Official Poster for Russia's Open Book

Official Poster for Russia’s Open Book: Writing in the Age of Putin

One cultural consequence of the international crisis in Ukraine and the worsening of U.S.-Russian relations is that Americans are more interested in engaging with Russian culture than they have been in the last decade.

At least that’s the prognosis in the world of academia, where funding proposals and demand for Slavic specialists has begun to increase since the start of the Russia-Crimea debacle. “Russian departments around the country have been closing down till now,” says Anna Katsnelson, adjunct professor in Russian literature at CUNY.

“If you want to find out what makes Russia tick, you could do worse than reading Sorokin or Pelevin, or whoever,” says Peter Kauffman, director of Read Russia, which promotes Russian culture in the west. He agrees there is a renewed interest in Russia because, “It’s all over the news again.”

Kauffman is also the producer of the film “Russia’s Open Book: Writing in the Age of Putin,” which screened this month at New York’s Russian Documentary Film Festival. The film is aimed at introducing a Western audience to contemporary Russian literature under the increasingly oppressive Putin regime.

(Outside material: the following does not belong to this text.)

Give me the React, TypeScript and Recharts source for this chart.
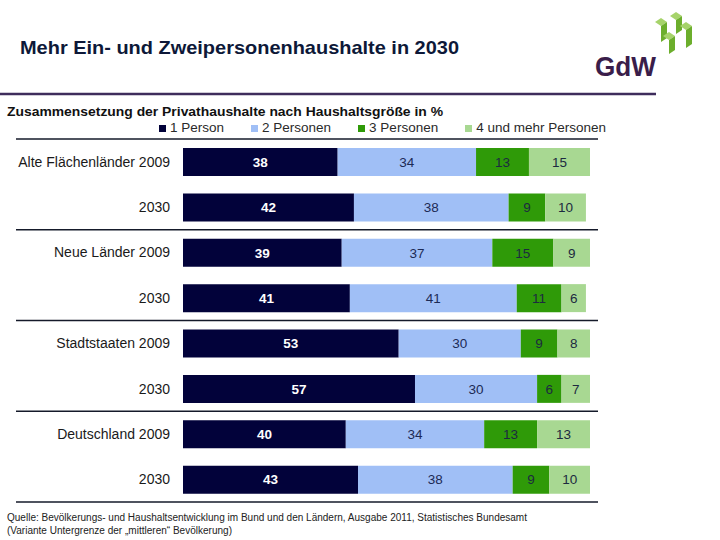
import React from 'react';
import { BarChart, Bar, XAxis, YAxis, Legend, LabelList, usePlotArea } from 'recharts';

const categories = [
  'Alte Flächenländer 2009',
  'Alte Flächenländer 2030',
  'Neue Länder 2009',
  'Neue Länder 2030',
  'Stadtstaaten 2009',
  'Stadtstaaten 2030',
  'Deutschland 2009',
  'Deutschland 2030',
];
const tickLabels = [
  'Alte Flächenländer 2009',
  '2030',
  'Neue Länder 2009',
  '2030',
  'Stadtstaaten 2009',
  '2030',
  'Deutschland 2009',
  '2030',
];
const seriesNames = ['1 Person', '2 Personen', '3 Personen', '4 und mehr Personen'];
const onePerson = [38, 42, 39, 41, 53, 57, 40, 43];
const twoPersons = [34, 38, 37, 41, 30, 30, 34, 38];
const threePersons = [13, 9, 15, 11, 9, 6, 13, 9];
const fourPlus = [15, 10, 9, 6, 8, 7, 13, 10];

const colors = ['#02023a', '#a0bff6', '#2f9a08', '#a8d892'];
const labelColors = ['#ffffff', '#1c2a55', '#1c2a40', '#1c2a40'];

const data = categories.map((c, i) => ({
  cat: c,
  idx: i,
  p1: onePerson[i],
  p2: twoPersons[i],
  p3: threePersons[i],
  p4: fourPlus[i],
}));

const FONT = '"Liberation Sans", Arial, sans-serif';

const Separators = () => {
  const area = usePlotArea();
  if (!area) return null;
  const groups = 4;
  const lines = [];
  for (let k = 0; k <= groups; k++) {
    const y = area.y + (k * area.height) / groups;
    lines.push(
      <line
        key={k}
        x1={area.x - 167}
        x2={area.x + area.width + 8}
        y1={y}
        y2={y}
        stroke="#151a2a"
        strokeWidth={1.5}
      />
    );
  }
  return <g>{lines}</g>;
};

const YTick = (props: any) => {
  const { x, y, payload } = props;
  return (
    <text
      x={x}
      y={y}
      textAnchor="end"
      dominantBaseline="central"
      fontSize={14}
      fill="#1a1a1a"
      fontFamily={FONT}
    >
      {tickLabels[payload.index]}
    </text>
  );
};

const renderLegend = (props: any) => {
  const payload = props.payload || [];
  return (
    <div
      style={{
        display: 'flex',
        gap: 27,
        fontSize: 13.5,
        color: '#2a2a2a',
        lineHeight: '16px',
        fontFamily: FONT,
        whiteSpace: 'nowrap',
      }}
    >
      {payload.map((e: any) => (
        <div key={e.value} style={{ display: 'flex', alignItems: 'center' }}>
          <span
            style={{
              width: 7,
              height: 7,
              background: e.color,
              marginRight: 4,
              display: 'inline-block',
            }}
          />
          {e.value}
        </div>
      ))}
    </div>
  );
};

const Header = () => (
  <svg width={720} height={540} style={{ position: 'absolute', left: 0, top: 0 }}>
    <text x={20} y={54} fontSize={19} fontWeight="bold" fill="#0d1838" fontFamily={FONT} textLength={439} lengthAdjust="spacingAndGlyphs">
      Mehr Ein- und Zweipersonenhaushalte in 2030
    </text>
    <line x1={0} x2={656} y1={94} y2={94} stroke="#3e2c5c" strokeWidth={2.5} />
    <text x={595} y={76} fontSize={28} fontWeight="bold" fill="#3a1d4a" fontFamily={FONT} textLength={61} lengthAdjust="spacingAndGlyphs">
      GdW
    </text>
    <g>
      <polygon points="655,22 661,18 667,22 661,26" fill="#a6d36a" />
      <polygon points="661,26 667,22 667,38 661,42" fill="#6cae2c" />
      <polygon points="670,16 676,12 682,16 676,20" fill="#a6d36a" />
      <polygon points="676,20 682,16 682,30 676,34" fill="#6cae2c" />
      <polygon points="680,26 686,22 692,26 686,30" fill="#a6d36a" />
      <polygon points="686,30 692,26 692,44 686,48" fill="#6cae2c" />
      <polygon points="663,36 669,32 675,36 669,40" fill="#a6d36a" />
      <polygon points="669,40 675,36 675,50 669,54" fill="#6cae2c" />
    </g>
    <text x={7} y={116} fontSize={13} fontWeight="bold" fill="#111" fontFamily={FONT} textLength={436} lengthAdjust="spacingAndGlyphs">
      Zusammensetzung der Privathaushalte nach Haushaltsgröße in %
    </text>
    <text x={7} y={521} fontSize={10} fill="#222" fontFamily={FONT} textLength={520} lengthAdjust="spacingAndGlyphs">
      Quelle: Bevölkerungs- und Haushaltsentwicklung im Bund und den Ländern, Ausgabe 2011, Statistisches Bundesamt
    </text>
    <text x={7} y={534} fontSize={10} fill="#222" fontFamily={FONT} textLength={225} lengthAdjust="spacingAndGlyphs">
      (Variante Untergrenze der „mittleren“ Bevölkerung)
    </text>
  </svg>
);

const keys = ['p1', 'p2', 'p3', 'p4'];

export default function App() {
  return (
    <div
      style={{
        position: 'absolute',
        left: 0,
        top: 0,
        width: 720,
        height: 540,
        background: '#fff',
        fontFamily: FONT,
      }}
    >
      <Header />
      <div style={{ position: 'absolute', left: 0, top: 0 }}>
        <BarChart
          width={720}
          height={540}
          data={data}
          layout="vertical"
          margin={{ top: 139, right: 130, bottom: 38, left: 0 }}
          barSize={28}
        >
          <XAxis type="number" domain={[0, 100]} hide />
          <YAxis
            type="category"
            dataKey="cat"
            width={183}
            axisLine={false}
            tickLine={false}
            tickSize={0}
            tickMargin={13}
            tick={<YTick />}
            interval={0}
          />
          <Legend
            layout="horizontal"
            verticalAlign="middle"
            align="center"
            content={renderLegend}
            wrapperStyle={{ position: 'absolute', top: 120, left: 159, width: 'auto', height: 'auto' }}
          />
          {keys.map((k, i) => (
            <Bar
              key={k}
              dataKey={k}
              name={seriesNames[i]}
              stackId="a"
              fill={colors[i]}
              isAnimationActive={false}
            >
              <LabelList
                dataKey={k}
                position="center"
                fill={labelColors[i]}
                fontSize={13.5}
                fontWeight={i === 0 ? 'bold' : 'normal'}
                fontFamily={FONT}
              />
            </Bar>
          ))}
          <Separators />
        </BarChart>
      </div>
    </div>
  );
}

The documentary focuses on six writers, including Vladimir Sorokin and Lyudmila Ulitskaya. Sorokin’s stories are fantastical and postmodernist, whereas Ulitskaya is firmly grounded in realism and traditional narrative structure. But they are united by their political stance against Putin’s rule, whether on a fictional or a practical level.

Opposition is much more explicit in Sorokin’s work; indeed, he is considered Russia’s most politically critical contemporary writer. His satirical novel Blue Salo caused controversy when it was released in 1999, among other things thanks to a homosexual love scene joining clones of Stalin and Khrushchev. A pro-Putin youth movement called Walking Together staged a public protest, denouncing the book as pornography and burning copies of it in front of Moscow’s Bolshoi Theater. A criminal investigation was opened against Sorokin on pornography charges, but it was quickly abandoned.

In the documentary “Russia’s Open Book,” Sorokin talks about a more recent novel, “Day of the Oprichnik,” set in a dystopian future where a czar rules in the Kremlin and a Great Russian Wall separates the country from the rest of the world. Sorokin says Russia’s current political situation gives him much fictional food as a writer; in Day of the Oprichnik, he draws explicit parallels between Putin and the tyrant Ivan the Terrible.

Lyudmila Ulitskaya’s fiction does not engage with politics as explicitly as Sorokin’s. She writes of family dramas and personal relationships, but has the status of a public intellectual in the opposition movement.

It’s not a role she relishes. “I would much rather not participate in demonstrations, if there wasn’t a need to,” she says in the film. But writers in Russia have a long history of being perceived and acting as public figures, often embraced by political movements, in a way that writers in the West aren’t accustomed to.

“In Russia a poet is more than a poet,” the poet Yegveniy Yevtushenko once said. Yevtushenko, popular during a period of relative freedom in the 1960s, used to fill whole stadiums for spoken word concerts.

In a recent New Yorker article, Masha Gessen, a fierce critic of the Putin regime, calls Ulitskaya “a voice of moral authority for differently minded Russians.” But Kauffman disagrees that Ulitskays is an anti-Putin symbol. “It’s more nuanced than writers are anti-regime and the regime is anti-writers,” he says. “There’s a whole gray area zone.”

While Putin may be giving literature some meaty subject matter, that doesn’t mean Russians have a new hunger to read their work, says Gessen. “If anything, there is a turn away from culture in Russia; new writing and the publishing of new writing has been dwindling steadily for years,” she writes in an email response.

Ulitskaya herself seems to agree. “The cultural field is diminishing but this process can be observed in Europe too,” said Ulitskaya in an interview last year. “A writer, however, has only one task that merits respect: to look at the world that surrounds them and reflect it as best they can. And so I am looking.”